DO THIS:
Leave the pictures out and quote every line from the start of the listing to the line with "100, 100, 203];", inclusive.

______

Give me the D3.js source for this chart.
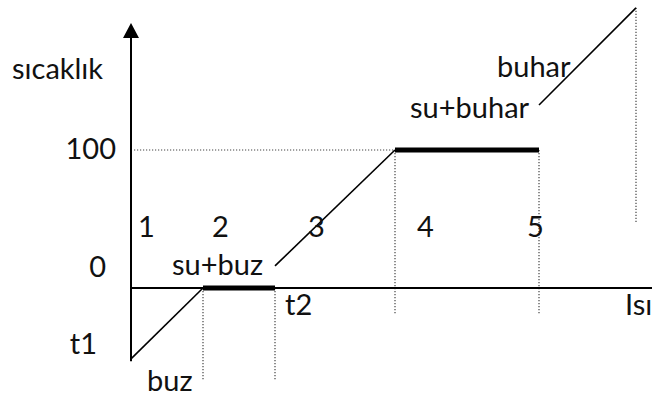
<!DOCTYPE html>
<html>
<head>
<meta charset="utf-8">
<script src="https://cdn.jsdelivr.net/npm/d3@7"></script>
<style>
body { margin: 0; background: #fff; }
text { font-family: Lato, "Open Sans", sans-serif; fill: #111; }
</style>
</head>
<body>
<div id="chart"></div>
<script>
// heating curve of water: heat (x) vs temperature (y)
const phases    = ["buz", "su+buz", "su", "su+buhar", "buhar"];
const heatStart = [0, 72, 144, 264, 408];
const heatEnd   = [72, 144, 264, 408, 505];
const tempStart = [-51.4, 0, 16, 100, 132.6];
const tempEnd   = [0, 0, 100, 100, 203];

// axis labels on the temperature side
const yTickValues = [100, 0, -51.4];
const yTickLabels = ["100", "0", "t1"];

// stage numbers
const stageLabels = ["1", "2", "3", "4", "5"];
const stageHeat   = [7, 81, 177, 286, 396];
const stageTemp   = 37;

// phase names (anchor in data units: heat, temp)
const phaseLabels = ["buz", "su+buz", "su+buhar", "buhar"];
const phaseHeat   = [16, 41, 279, 366];
const phaseTemp   = [-74.6, 9.4, 123, 153];

const W = 652, H = 399;
const svg = d3.select("#chart").append("svg")
    .attr("width", W)
    .attr("height", H);

const x = d3.scaleLinear().domain([0, 521]).range([131, 652]);
const y = d3.scaleLinear().domain([0, 100]).range([288, 150]);

const dotted = (sel) => sel
    .attr("stroke", "#444")
    .attr("stroke-width", 1.2)
    .attr("stroke-dasharray", "1.2,1.8")
    .attr("fill", "none");

// dotted guide at 100
svg.append("line")
    .attr("x1", x(3)).attr("x2", x(heatEnd[2]))
    .attr("y1", y(100)).attr("y2", y(100))
    .call(dotted);

// dotted drops below the phase changes
const drops = [
    { h: heatEnd[0], t0: 0, t1: -66.7 },
    { h: heatEnd[1], t0: 0, t1: -66.7 },
    { h: heatEnd[2], t0: 100, t1: -19.6 },
    { h: heatEnd[3], t0: 100, t1: -19.6 },
    { h: heatEnd[4], t0: tempEnd[4], t1: 47.8 }
];
svg.selectAll(".drop")
    .data(drops)
    .enter()
    .append("line")
    .attr("class", "drop")
    .attr("x1", d => x(d.h)).attr("x2", d => x(d.h))
    .attr("y1", d => y(d.t0)).attr("y2", d => y(d.t1))
    .call(dotted);

// axes
svg.append("line")
    .attr("x1", x(0)).attr("x2", W)
    .attr("y1", y(0)).attr("y2", y(0))
    .attr("stroke", "#000").attr("stroke-width", 2);

svg.append("line")
    .attr("x1", x(0)).attr("x2", x(0))
    .attr("y1", y(-53)).attr("y2", 37)
    .attr("stroke", "#000").attr("stroke-width", 2);

svg.append("path")
    .attr("d", `M${x(0)},23 L${x(0) - 8},38 L${x(0) + 8},38 Z`)
    .attr("fill", "#000");

// the curve
const segs = phases.map((p, i) => ({
    phase: p,
    h0: heatStart[i], h1: heatEnd[i],
    t0: tempStart[i], t1: tempEnd[i]
}));

svg.selectAll(".seg")
    .data(segs)
    .enter()
    .append("line")
    .attr("class", "seg")
    .attr("x1", d => x(d.h0)).attr("x2", d => x(d.h1))
    .attr("y1", d => y(d.t0)).attr("y2", d => y(d.t1))
    .attr("stroke", "#000")
    .attr("stroke-width", d => d.t0 === d.t1 ? 5 : 1.6);

// texts
const fs = 29;

svg.selectAll(".ylab")
    .data(yTickValues)
    .enter()
    .append("text")
    .attr("class", "ylab")
    .attr("x", (d, i) => [116, 106, 97][i])
    .attr("y", (d, i) => y(d) + [9, -11, -5][i])
    .attr("text-anchor", "end")
    .attr("font-size", fs)
    .text((d, i) => yTickLabels[i]);

svg.append("text")
    .attr("x", 12)
    .attr("y", 79)
    .attr("font-size", fs)
    .text("sıcaklık");

svg.append("text")
    .attr("x", x(154))
    .attr("y", y(-19.6))
    .attr("font-size", fs)
    .text("t2");

svg.append("text")
    .attr("x", x(494))
    .attr("y", y(-19.6))
    .attr("font-size", fs)
    .text("Isı");

svg.selectAll(".stage")
    .data(stageLabels)
    .enter()
    .append("text")
    .attr("class", "stage")
    .attr("x", (d, i) => x(stageHeat[i]))
    .attr("y", y(stageTemp))
    .attr("font-size", fs)
    .text(d => d);

svg.selectAll(".phase")
    .data(phaseLabels)
    .enter()
    .append("text")
    .attr("class", "phase")
    .attr("x", (d, i) => x(phaseHeat[i]))
    .attr("y", (d, i) => y(phaseTemp[i]))
    .attr("font-size", fs)
    .text(d => d);
</script>
</body>
</html>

______

EXERCISE ANSWER:
Give me the D3.js source for this chart.
<!DOCTYPE html>
<html>
<head>
<meta charset="utf-8">
<script src="https://cdn.jsdelivr.net/npm/d3@7"></script>
<style>
body { margin: 0; background: #fff; }
text { font-family: Lato, "Open Sans", sans-serif; fill: #111; }
</style>
</head>
<body>
<div id="chart"></div>
<script>
// heating curve of water: heat (x) vs temperature (y)
const phases    = ["buz", "su+buz", "su", "su+buhar", "buhar"];
const heatStart = [0, 72, 144, 264, 408];
const heatEnd   = [72, 144, 264, 408, 505];
const tempStart = [-51.4, 0, 16, 100, 132.6];
const tempEnd   = [0, 0, 100, 100, 203];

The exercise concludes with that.